Regulators and voluntary corporate sustainability efforts are increasingly adopting time-matching requirements (TMRs) for clean electricity procurement for large loads, such as data centers, and electricity-intensive fuel production, such as hydrogen. We use a stochastic capacity expansion model (CEM) framework to assess how inter-annual weather variability affects the cost, composition, and emissions of procurement-driven infrastructure to meet annual and hourly TMRs using the case study of a grid-connected hydrogen producer in Texas. Our approach, which relies on co-optimizing investments and hourly operations over nine weather scenarios, reveals that hourly TMR comes at a higher cost premium compared to annual TMR than previously estimated by single-scenario deterministic modeling, while emissions outcomes remain directionally consistent.
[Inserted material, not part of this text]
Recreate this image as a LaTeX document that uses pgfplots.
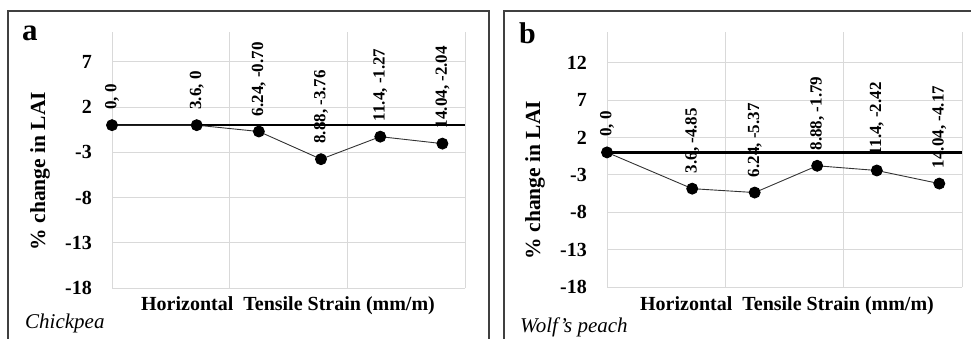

Demand flexibility and partial hourly TMR (80-90%) lower the cost premium while preserving emissions benefits. We further examine how binding renewable portfolio standards (RPS) interact with TMR costs and emissions outcomes. When an RPS is applied to non-H2 electricity demand, annual TMR reduces emissions comparably to hourly TMR at a lower cost. Incorporating H2-related electricity demand directly into the RPS constraint, rather than imposing a separate TMR, achieves similar emissions outcomes at still lower cost, suggesting that TMR-based clean electricity procurement, particularly hourly matching, offers limited additional value in regions with stringent grid decarbonization policies.